** BEGIN **

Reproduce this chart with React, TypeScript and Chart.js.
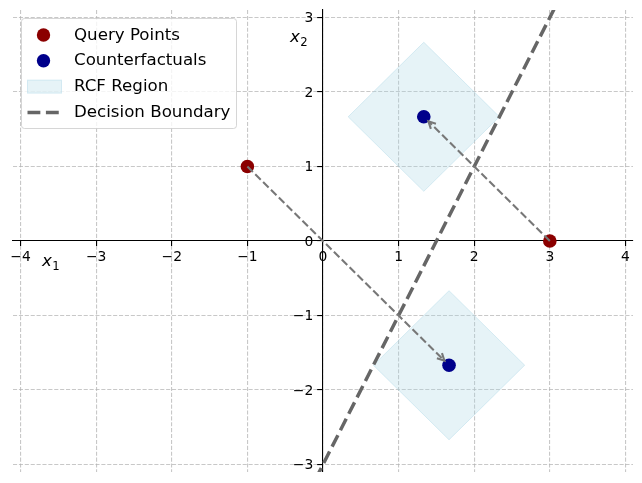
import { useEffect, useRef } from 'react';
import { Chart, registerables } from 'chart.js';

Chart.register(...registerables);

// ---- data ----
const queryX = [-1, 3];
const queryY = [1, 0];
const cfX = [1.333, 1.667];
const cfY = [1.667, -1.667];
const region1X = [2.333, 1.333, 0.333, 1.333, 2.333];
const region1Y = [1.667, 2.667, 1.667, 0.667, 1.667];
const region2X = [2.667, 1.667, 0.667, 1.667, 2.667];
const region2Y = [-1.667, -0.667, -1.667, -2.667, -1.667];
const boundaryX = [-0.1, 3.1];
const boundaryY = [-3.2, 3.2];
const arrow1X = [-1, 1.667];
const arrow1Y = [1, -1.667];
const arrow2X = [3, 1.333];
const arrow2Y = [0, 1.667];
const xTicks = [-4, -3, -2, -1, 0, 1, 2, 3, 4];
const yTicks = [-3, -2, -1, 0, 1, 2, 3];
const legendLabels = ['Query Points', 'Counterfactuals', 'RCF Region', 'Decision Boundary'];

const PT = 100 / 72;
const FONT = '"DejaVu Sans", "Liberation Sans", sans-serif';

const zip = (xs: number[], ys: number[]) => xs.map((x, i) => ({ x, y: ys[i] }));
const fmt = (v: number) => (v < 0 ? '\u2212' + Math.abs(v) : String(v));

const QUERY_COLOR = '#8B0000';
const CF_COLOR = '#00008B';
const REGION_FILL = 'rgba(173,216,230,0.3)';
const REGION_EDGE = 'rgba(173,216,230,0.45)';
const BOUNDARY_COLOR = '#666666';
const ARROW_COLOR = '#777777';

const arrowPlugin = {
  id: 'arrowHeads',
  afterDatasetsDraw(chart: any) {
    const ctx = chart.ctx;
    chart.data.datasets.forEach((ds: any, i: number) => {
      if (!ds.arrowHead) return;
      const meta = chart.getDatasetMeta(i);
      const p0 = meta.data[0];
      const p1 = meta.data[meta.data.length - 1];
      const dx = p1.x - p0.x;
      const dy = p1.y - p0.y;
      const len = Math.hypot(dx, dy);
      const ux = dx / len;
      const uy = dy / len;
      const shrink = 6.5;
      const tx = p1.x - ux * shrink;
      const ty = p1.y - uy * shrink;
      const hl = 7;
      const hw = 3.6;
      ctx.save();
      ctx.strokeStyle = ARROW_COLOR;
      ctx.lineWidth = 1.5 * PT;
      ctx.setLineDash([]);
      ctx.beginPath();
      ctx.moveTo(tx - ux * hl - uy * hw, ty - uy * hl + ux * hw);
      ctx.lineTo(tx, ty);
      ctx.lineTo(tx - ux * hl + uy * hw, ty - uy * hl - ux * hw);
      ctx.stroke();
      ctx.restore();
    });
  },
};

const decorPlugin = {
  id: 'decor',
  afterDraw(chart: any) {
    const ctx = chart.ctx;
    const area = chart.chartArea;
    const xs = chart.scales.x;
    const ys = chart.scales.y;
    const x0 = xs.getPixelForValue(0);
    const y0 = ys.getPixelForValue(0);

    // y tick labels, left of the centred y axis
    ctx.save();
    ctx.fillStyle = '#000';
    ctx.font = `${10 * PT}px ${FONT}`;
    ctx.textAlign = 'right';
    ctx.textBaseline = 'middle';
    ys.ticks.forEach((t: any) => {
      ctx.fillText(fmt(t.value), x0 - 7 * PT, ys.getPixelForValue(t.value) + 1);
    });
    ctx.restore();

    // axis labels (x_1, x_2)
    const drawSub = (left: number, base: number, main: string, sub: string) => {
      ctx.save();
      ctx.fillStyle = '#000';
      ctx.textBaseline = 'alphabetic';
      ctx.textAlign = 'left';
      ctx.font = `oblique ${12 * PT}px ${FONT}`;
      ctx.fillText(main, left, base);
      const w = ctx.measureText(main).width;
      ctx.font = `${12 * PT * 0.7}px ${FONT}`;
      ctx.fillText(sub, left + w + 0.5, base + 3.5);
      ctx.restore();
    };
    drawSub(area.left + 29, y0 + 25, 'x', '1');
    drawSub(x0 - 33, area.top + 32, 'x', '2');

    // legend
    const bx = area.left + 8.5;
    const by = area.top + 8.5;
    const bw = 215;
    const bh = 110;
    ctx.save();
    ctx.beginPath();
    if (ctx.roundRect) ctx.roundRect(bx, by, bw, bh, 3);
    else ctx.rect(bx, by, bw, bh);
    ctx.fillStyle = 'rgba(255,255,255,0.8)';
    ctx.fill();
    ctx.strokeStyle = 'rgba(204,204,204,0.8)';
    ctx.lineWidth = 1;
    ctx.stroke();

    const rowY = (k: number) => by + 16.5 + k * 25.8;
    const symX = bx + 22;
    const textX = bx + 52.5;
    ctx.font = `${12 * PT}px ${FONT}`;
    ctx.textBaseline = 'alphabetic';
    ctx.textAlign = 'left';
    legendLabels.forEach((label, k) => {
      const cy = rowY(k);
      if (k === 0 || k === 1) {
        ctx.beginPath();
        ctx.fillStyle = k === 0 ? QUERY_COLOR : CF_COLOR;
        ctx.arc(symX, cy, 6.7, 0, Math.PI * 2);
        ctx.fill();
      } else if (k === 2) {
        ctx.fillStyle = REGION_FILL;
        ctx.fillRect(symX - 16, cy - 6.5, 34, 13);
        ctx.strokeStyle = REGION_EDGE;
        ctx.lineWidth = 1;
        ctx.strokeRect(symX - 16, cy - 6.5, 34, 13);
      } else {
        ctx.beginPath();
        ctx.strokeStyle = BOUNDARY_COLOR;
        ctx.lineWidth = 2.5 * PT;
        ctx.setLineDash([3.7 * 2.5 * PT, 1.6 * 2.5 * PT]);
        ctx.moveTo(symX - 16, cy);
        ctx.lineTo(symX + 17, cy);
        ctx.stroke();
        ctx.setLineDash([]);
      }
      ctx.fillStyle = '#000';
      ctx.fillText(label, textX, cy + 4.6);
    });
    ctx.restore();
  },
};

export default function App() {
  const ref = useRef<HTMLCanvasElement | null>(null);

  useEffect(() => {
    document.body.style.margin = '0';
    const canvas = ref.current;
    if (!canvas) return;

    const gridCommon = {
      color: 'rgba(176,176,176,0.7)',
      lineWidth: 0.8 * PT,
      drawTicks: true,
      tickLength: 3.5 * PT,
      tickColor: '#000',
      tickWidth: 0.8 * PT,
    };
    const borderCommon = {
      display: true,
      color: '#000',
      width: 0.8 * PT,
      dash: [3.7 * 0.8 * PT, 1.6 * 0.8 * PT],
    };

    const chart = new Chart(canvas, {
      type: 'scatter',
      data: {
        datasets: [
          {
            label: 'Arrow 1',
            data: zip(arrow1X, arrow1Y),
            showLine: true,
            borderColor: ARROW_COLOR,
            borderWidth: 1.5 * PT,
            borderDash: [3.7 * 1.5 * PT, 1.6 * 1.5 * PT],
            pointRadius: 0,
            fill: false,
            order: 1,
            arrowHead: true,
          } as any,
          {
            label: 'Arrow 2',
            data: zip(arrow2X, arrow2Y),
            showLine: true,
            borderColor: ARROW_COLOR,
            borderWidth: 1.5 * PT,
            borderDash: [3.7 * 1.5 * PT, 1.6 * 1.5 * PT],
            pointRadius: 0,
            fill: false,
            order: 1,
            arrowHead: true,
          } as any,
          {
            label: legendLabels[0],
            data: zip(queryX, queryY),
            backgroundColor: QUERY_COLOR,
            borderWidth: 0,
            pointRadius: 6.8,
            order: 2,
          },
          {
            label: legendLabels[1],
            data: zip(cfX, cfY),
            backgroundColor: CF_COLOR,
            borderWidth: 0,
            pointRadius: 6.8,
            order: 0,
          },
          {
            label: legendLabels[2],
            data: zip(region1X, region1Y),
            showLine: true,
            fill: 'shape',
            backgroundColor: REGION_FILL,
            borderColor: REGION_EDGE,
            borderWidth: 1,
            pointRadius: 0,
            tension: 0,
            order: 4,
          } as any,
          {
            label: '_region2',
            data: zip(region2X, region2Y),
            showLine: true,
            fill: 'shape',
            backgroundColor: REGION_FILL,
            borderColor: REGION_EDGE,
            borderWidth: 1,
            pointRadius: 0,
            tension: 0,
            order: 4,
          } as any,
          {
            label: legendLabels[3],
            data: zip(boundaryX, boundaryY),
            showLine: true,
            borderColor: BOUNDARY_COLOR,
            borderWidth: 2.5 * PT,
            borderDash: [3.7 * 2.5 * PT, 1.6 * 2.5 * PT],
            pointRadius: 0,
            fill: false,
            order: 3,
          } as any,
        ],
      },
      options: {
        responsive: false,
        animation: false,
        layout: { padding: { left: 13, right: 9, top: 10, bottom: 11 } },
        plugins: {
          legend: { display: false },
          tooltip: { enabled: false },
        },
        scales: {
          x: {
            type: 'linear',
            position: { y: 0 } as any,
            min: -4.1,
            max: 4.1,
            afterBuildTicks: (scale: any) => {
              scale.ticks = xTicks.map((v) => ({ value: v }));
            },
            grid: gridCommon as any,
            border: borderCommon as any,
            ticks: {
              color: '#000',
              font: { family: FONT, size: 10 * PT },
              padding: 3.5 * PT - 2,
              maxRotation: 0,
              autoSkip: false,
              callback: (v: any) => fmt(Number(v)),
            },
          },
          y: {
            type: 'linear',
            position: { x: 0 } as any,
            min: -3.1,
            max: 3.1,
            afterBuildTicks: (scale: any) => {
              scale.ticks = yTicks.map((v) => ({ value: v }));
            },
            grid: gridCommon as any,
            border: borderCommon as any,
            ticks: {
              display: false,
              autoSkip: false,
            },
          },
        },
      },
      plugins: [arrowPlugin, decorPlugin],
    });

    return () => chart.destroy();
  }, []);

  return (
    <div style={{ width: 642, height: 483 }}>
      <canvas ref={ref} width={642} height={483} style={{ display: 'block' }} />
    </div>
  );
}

** END **

*Given exercise*. Omitting all pictures, restate exactly the lines of the material from its start through the line that contains "Chart.register(...registerables);".

*Result of this task*.
Reproduce this chart with React, TypeScript and Chart.js.
import { useEffect, useRef } from 'react';
import { Chart, registerables } from 'chart.js';

Chart.register(...registerables);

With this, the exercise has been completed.